▶ **What is required**:
Only a number is wanted: how many lines in the records below contain "code"?

▶ **Records supplied**:

· · · ·

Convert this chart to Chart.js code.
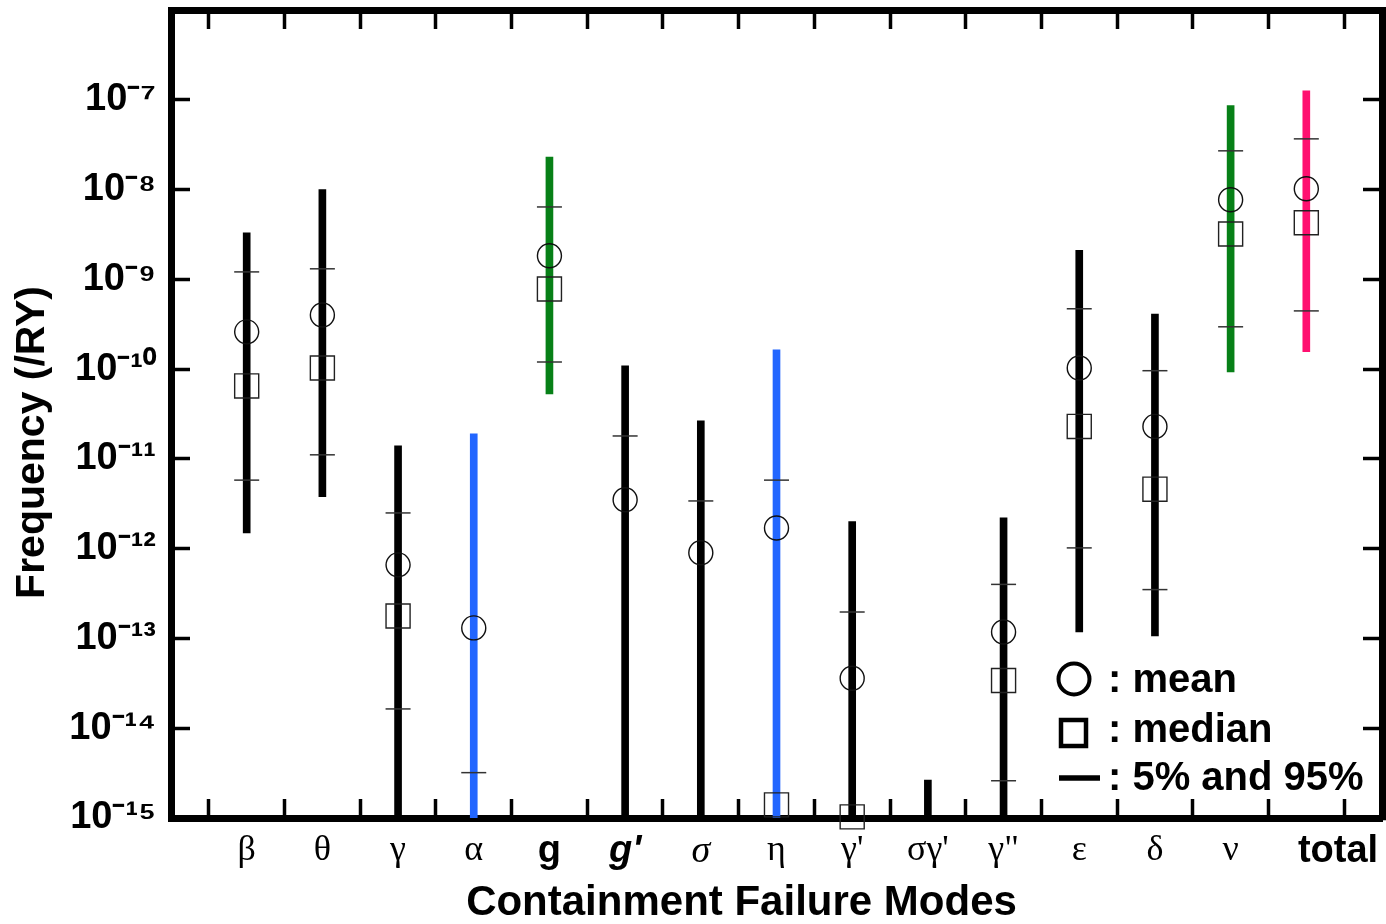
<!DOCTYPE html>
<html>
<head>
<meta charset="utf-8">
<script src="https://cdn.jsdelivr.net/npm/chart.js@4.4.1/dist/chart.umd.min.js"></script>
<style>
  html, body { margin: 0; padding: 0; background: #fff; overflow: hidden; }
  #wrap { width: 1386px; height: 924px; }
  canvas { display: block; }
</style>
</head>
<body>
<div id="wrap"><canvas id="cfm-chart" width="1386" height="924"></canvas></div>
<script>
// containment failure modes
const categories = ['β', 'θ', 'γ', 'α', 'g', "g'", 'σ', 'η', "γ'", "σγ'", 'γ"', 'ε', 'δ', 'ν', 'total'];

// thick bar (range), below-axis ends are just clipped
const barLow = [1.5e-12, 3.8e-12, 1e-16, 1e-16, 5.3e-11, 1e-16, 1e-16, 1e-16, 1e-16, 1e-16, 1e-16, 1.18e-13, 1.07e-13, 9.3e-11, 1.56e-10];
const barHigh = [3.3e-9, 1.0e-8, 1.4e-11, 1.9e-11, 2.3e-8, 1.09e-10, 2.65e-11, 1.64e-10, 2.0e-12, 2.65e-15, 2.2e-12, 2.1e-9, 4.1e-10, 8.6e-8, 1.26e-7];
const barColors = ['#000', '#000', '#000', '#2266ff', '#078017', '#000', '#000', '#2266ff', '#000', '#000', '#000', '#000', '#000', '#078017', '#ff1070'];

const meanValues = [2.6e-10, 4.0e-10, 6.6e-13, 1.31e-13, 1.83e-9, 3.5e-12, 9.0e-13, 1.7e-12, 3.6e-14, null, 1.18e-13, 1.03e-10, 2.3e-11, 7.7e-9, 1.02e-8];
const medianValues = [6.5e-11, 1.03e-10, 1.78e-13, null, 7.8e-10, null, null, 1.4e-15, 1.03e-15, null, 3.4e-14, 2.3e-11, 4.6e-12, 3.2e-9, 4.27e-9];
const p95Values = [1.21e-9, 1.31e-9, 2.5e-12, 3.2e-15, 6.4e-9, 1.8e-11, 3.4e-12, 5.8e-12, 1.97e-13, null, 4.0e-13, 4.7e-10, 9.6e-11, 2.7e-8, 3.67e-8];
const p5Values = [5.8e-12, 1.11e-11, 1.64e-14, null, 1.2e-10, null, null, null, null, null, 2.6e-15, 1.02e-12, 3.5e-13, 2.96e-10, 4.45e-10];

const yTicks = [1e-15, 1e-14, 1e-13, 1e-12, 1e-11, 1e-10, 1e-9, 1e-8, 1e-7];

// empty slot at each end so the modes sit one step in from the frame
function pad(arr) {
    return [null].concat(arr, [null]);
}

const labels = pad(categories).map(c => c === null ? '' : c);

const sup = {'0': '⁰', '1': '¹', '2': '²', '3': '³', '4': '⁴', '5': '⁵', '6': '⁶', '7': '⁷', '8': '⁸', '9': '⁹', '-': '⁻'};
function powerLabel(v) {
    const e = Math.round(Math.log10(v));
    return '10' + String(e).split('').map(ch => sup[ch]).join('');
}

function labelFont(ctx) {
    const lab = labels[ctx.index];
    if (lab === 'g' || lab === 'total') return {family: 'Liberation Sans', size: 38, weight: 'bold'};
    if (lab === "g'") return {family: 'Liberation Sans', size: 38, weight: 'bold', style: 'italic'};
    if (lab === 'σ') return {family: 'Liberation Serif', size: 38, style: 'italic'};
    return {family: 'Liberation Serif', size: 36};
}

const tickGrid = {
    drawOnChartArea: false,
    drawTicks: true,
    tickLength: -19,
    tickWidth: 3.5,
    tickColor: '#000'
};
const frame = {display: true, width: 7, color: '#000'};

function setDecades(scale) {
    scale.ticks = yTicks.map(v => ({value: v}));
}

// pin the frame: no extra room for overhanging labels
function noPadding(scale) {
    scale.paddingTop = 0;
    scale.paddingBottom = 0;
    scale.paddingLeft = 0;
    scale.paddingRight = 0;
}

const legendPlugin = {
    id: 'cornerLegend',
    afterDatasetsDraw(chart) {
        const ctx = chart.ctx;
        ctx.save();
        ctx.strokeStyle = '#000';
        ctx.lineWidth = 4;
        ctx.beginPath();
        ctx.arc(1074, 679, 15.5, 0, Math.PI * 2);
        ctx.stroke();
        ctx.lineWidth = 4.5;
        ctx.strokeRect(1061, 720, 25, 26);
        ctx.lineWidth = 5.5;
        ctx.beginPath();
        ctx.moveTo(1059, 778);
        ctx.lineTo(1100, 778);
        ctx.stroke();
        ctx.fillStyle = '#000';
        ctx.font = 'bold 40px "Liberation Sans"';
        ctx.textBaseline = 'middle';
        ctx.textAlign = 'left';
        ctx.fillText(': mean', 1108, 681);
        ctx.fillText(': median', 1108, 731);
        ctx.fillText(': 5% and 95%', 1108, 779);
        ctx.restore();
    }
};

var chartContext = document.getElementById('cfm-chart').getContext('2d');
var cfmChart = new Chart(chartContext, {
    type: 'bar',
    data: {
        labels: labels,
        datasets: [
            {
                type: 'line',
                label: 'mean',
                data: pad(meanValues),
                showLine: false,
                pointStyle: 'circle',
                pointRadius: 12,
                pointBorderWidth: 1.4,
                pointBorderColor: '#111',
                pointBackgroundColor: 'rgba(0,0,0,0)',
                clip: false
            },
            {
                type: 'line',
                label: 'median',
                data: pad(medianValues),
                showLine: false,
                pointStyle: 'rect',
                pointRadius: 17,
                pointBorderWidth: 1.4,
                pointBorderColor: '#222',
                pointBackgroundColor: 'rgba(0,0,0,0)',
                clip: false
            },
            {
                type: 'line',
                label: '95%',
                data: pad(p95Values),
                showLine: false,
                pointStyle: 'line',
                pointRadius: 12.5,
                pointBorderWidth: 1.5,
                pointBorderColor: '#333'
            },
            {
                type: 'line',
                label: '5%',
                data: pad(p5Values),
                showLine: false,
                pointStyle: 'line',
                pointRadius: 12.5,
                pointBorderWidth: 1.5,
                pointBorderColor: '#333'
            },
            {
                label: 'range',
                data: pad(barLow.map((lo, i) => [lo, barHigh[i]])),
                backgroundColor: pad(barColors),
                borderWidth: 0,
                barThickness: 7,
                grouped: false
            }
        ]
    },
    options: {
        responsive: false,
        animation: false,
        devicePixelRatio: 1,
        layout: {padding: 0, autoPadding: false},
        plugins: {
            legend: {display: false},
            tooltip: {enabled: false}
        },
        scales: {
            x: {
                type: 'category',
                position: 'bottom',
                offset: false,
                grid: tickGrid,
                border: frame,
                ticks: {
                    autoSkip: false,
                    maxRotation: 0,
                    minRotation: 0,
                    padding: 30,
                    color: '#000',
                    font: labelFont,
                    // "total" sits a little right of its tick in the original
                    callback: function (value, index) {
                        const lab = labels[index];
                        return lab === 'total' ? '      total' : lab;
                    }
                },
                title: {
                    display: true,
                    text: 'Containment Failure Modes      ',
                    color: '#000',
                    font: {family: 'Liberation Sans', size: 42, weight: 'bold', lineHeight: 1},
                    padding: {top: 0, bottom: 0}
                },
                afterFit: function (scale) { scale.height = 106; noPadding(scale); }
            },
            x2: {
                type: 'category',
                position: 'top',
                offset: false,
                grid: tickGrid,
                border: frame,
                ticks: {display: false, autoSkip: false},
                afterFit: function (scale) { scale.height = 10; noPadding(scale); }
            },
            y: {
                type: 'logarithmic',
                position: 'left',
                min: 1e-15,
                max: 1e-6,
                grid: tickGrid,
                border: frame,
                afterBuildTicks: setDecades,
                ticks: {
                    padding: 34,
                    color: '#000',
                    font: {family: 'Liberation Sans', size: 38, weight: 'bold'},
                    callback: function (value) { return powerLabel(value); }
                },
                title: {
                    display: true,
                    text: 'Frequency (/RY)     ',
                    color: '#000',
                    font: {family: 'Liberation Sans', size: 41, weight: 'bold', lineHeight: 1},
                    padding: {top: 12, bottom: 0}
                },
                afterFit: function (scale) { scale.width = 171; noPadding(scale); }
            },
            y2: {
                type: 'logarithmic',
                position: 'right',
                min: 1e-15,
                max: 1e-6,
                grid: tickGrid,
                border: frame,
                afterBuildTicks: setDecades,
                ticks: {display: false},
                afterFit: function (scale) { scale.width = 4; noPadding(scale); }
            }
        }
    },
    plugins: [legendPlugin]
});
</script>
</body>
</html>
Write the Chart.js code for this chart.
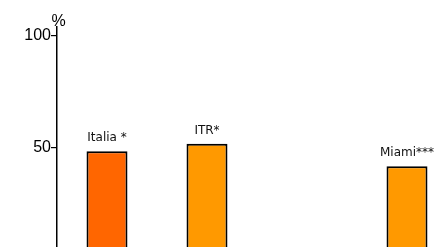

· · · ·

▶ **Output of the task**:
2